◆ **Set problem**
Filter the listing below, copying every line in which the word "chart" appears.

━━━ Available data ━━━

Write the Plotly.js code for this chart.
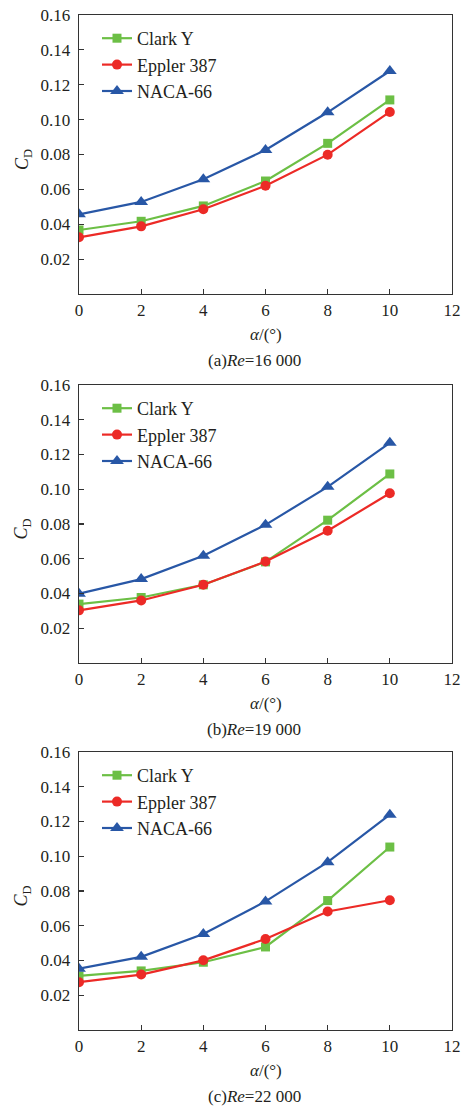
<!DOCTYPE html>
<html>
<head>
<meta charset="utf-8">
<script src="https://cdn.plot.ly/plotly-3.0.1.min.js"></script>
<style>html,body{margin:0;padding:0;background:#fff;}#chart{width:465px;height:1109px;}</style>
</head>
<body>
<div id="chart"></div>
<script>
const alpha = [0, 2, 4, 6, 8, 10];
const seriesNames = ["Clark Y", "Eppler 387", "NACA-66"];
const captions = ["(a)<i>Re</i>=16 000", "(b)<i>Re</i>=19 000", "(c)<i>Re</i>=22 000"];

// Re = 16 000
const clarkY_16 = [0.0367, 0.0417, 0.0505, 0.0648, 0.0864, 0.1113];
const eppler_16 = [0.0325, 0.0388, 0.0486, 0.0621, 0.0799, 0.1044];
const naca_16   = [0.0457, 0.0528, 0.0658, 0.0826, 0.1042, 0.1279];
// Re = 19 000
const clarkY_19 = [0.0339, 0.0377, 0.0450, 0.0582, 0.0822, 0.1088];
const eppler_19 = [0.0303, 0.0360, 0.0450, 0.0584, 0.0761, 0.0977];
const naca_19   = [0.0399, 0.0483, 0.0617, 0.0795, 0.1014, 0.1267];
// Re = 22 000
const clarkY_22 = [0.0311, 0.0340, 0.0390, 0.0478, 0.0745, 0.1053];
const eppler_22 = [0.0275, 0.0319, 0.0401, 0.0524, 0.0682, 0.0747];
const naca_22   = [0.0353, 0.0421, 0.0553, 0.0740, 0.0966, 0.1239];

const yTickVals = [0.02, 0.04, 0.06, 0.08, 0.10, 0.12, 0.14, 0.16];
const yTickText = ["0.02", "0.04", "0.06", "0.08", "0.10", "0.12", "0.14", "0.16"];
const xTickVals = [0, 2, 4, 6, 8, 10, 12];

const panels = [
  [clarkY_16, eppler_16, naca_16],
  [clarkY_19, eppler_19, naca_19],
  [clarkY_22, eppler_22, naca_22]
];

const colors = ["#6cbf45", "#ec2a26", "#2857a6"];
const symbols = ["square", "circle", "triangle-up"];
const msizes = [9, 10, 12];

const W = 465, H = 1109;
const plotTop = [15, 385, 752];
const plotBot = [294, 663, 1030];
const xL = 79, xR = 452;

const FONT = "'Liberation Serif', 'Times New Roman', serif";
const traces = [];
const layout = {
  width: W, height: H,
  margin: {l: 0, r: 0, t: 0, b: 0},
  paper_bgcolor: "#fff", plot_bgcolor: "#fff",
  font: {family: FONT, size: 17, color: "#231f20"},
  showlegend: true,
  annotations: []
};

panels.forEach((ser, p) => {
  const sfx = p === 0 ? "" : String(p + 1);
  const legName = "legend" + sfx;
  ser.forEach((vals, i) => {
    traces.push({
      x: alpha, y: vals, type: "scatter", mode: "lines+markers",
      name: seriesNames[i],
      xaxis: "x" + sfx, yaxis: "y" + sfx,
      legend: legName,
      line: {color: colors[i], width: 2.2},
      marker: {color: colors[i], symbol: symbols[i], size: msizes[i]}
    });
  });
  const dom = [1 - plotBot[p] / H, 1 - plotTop[p] / H];
  layout["xaxis" + sfx] = {
    domain: [xL / W, xR / W], range: [0, 12], anchor: "y" + sfx,
    tickvals: xTickVals, ticks: "inside", ticklen: 5, tickwidth: 1.2, tickcolor: "#333",
    showline: true, linecolor: "#333", linewidth: 1.3, mirror: true,
    showgrid: false, zeroline: false, fixedrange: true,
    tickfont: {family: FONT, size: 17, color: "#231f20"}
  };
  layout["yaxis" + sfx] = {
    domain: dom, range: [0, 0.16], anchor: "x" + sfx,
    tickvals: yTickVals, ticktext: yTickText, ticks: "inside", ticklen: 5, tickwidth: 1.2, tickcolor: "#333",
    showline: true, linecolor: "#333", linewidth: 1.3, mirror: true,
    showgrid: false, zeroline: false, fixedrange: true,
    ticklabelstandoff: 4,
    tickfont: {family: FONT, size: 17, color: "#231f20"}
  };
  layout[legName] = {
    x: 97 / W, y: 1 - (plotTop[p] + 5) / H, xanchor: "left", yanchor: "top",
    bgcolor: "rgba(0,0,0,0)", borderwidth: 0,
    font: {family: FONT, size: 18, color: "#231f20"}
  };
  layout.annotations.push({
    text: "<i>C</i><sub>D</sub>", textangle: -90, showarrow: false,
    xref: "paper", yref: "y" + sfx + " domain", x: 23 / W, y: 0.48,
    xanchor: "center", yanchor: "middle",
    font: {family: FONT, size: 18, color: "#231f20"}
  });
  layout.annotations.push({
    text: "<i>α</i>/(°)", showarrow: false,
    xref: "x" + sfx + " domain", yref: "paper", x: 0.5, y: 1 - (plotBot[p] + 40) / H,
    xanchor: "center", yanchor: "middle",
    font: {family: FONT, size: 17, color: "#231f20"}
  });
  layout.annotations.push({
    text: captions[p], showarrow: false,
    xref: "paper", yref: "paper", x: 254 / W, y: 1 - (plotBot[p] + 66) / H,
    xanchor: "center", yanchor: "middle",
    font: {family: FONT, size: 17, color: "#231f20"}
  });
});

Plotly.newPlot("chart", traces, layout, {displayModeBar: false, staticPlot: true});
</script>
</body>
</html>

━━━

◆ **Problem solution**
Write the Plotly.js code for this chart.
<style>html,body{margin:0;padding:0;background:#fff;}#chart{width:465px;height:1109px;}</style>
<div id="chart"></div>
Plotly.newPlot("chart", traces, layout, {displayModeBar: false, staticPlot: true});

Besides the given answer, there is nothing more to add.